# Best Peptide for fat loss



## Stacked (Sep 27, 2011)

Curious what would be the _best peptide for fat loss_? (and if you wouldn't mind not just saying xxxxxxx, please help me out with a link of some research and reviews of it so i can edumicate myself and make a decision) I just need your opinion on best peptide for fat loss 

THANKS fellas!


----------



## gymrat827 (Dec 16, 2011)

Frag 176-191 is going to be one of them.  


This hGH peptide fragment is a modified form of amino acids 176-191 at the C-terminal region of the human growth hormone (hGH).

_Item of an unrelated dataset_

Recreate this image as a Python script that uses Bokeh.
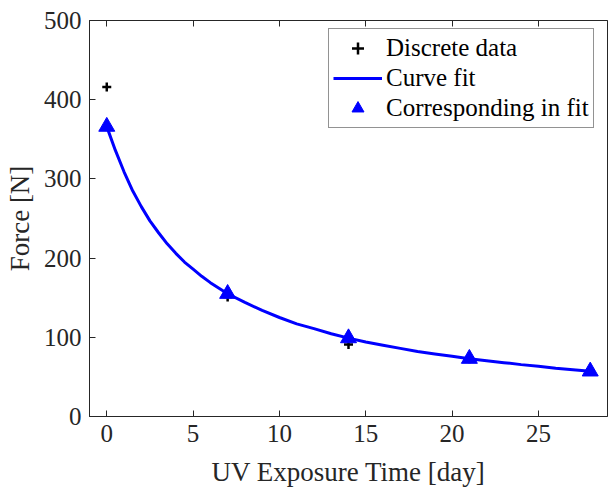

It has been shown that the fat-reducing effects of GH appear to be controlled by a small analog region of the C-terminus end of the GH molecule. This region consists of amino acids 176-191, thus the name. This peptide fragment works by mimicking the way natural hGH regulates fat metabolism but without the adverse effects on blood sugar or growth that is seen with unmodified hGH. Like unmodified GH, the HGH fragment 176-191 stimulates lipolysis and inhibits lipogenesis both en vivo/en vitro. Fragment 176-191 has shown no effect on growth or insulin resistance, unlike the full hGH molecule.


----------



## Goldy (Dec 16, 2011)

lr3IGF-1 is prob best if you can find real IGF.  otherwise GHRP and mod GRF together work very nicely.


----------



## ripped_one (Dec 20, 2011)

I thought frag was pretty much determined to be bunk or not as effective as it should have been?


----------



## gymrat827 (Dec 20, 2011)

frag is good, but you need to be fasting most of the day.  2-3 big meals and thats it.  it also needs to be dosed @ 250-500mcg, not 100 like every one doses the GHRP's and GHRH's.


----------



## Goldy (Dec 21, 2011)

I am with ripped, i have heard it sucks!  at least compared to say ghrp-2 and mod grf


----------



## gymrat827 (Dec 26, 2011)

Goldy said:


> I am with ripped, i have heard it sucks!  at least compared to say ghrp-2 and mod grf



ya it blows if you dont use it properly.  Eat some carbs when you pin GHRP 2, it will suck too.


----------



## bubbagump (Oct 6, 2012)

I have read that cjc 1295 has worked for fat loss. Never tried it tho.


----------